Bird droppings left on a vehicle's bodywork can lead to etchings or impressions forming on the paint. This is caused by the warming and cooling cycle of the vehicle's paintwork. The top level of paint (clear coat) warms and moulds around the bird dropping and then cools and hardens. The heating cycle may be triggered by sunlight or heat from the engine. Over time, as the cycle repeats, the clear coat takes on an impression of the bird dropping, often appearing in the form of a faded or dull etchings. The level of damage or severity of the etching can be impacted by several factors including the composition of the bird dropping, the time it has been left on the paintwork, the age of the vehicle and the climatic conditions.

Reflow has been developed to help rectify these imperfections in the paintwork. The water-activated thermal transfer packs have been designed to heat to a specific temperature which they retain for a specific length of time to create the optimum conditions for the paint to soften, reflow and fill the etchings caused by the bird droppings. As the pack cools, the paintwork resets, effectively healing the affected area and removing the bird dropping mark.
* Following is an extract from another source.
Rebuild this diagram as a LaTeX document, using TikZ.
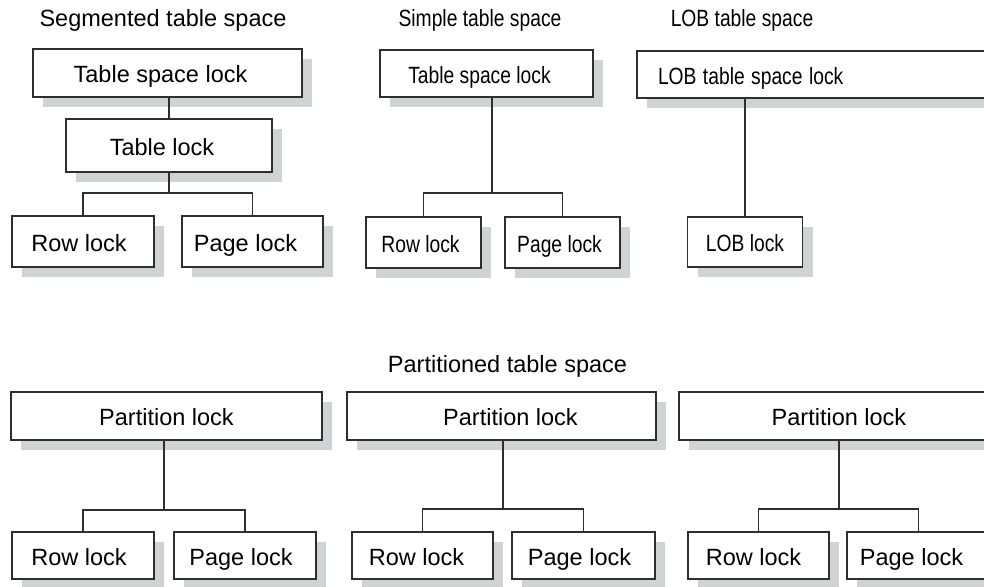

Each Reflow pouch contains five thermal transfer packs. Reflow should be placed and left on the damaged paintwork, untouched, for 30 minutes


----------



## minimadmotorman (Mar 18, 2012)

Cool!


----------



## Alan W (May 11, 2006)

Definitely some ground breaking technology going on with that! :doublesho Good on you Autoglym! :thumb:

Packet says 'Professional Use Only' - will us enthusiasts be able to buy?

Alan W


----------



## minimadmotorman (Mar 18, 2012)

Would be handy for my A6 I've got a couple of sections where I'd try this.


----------



## steveo3002 (Jan 30, 2006)

any mention of using it on fresh damage only or works on old damage too?


----------



## Gheezer (Aug 6, 2013)

I use a heat gun and laser thermometer. Worked ok so far


----------



## ronwash (Mar 26, 2011)

WOW !! ,just WOW..

I really hope it wont be a "pro use only" bull****.


----------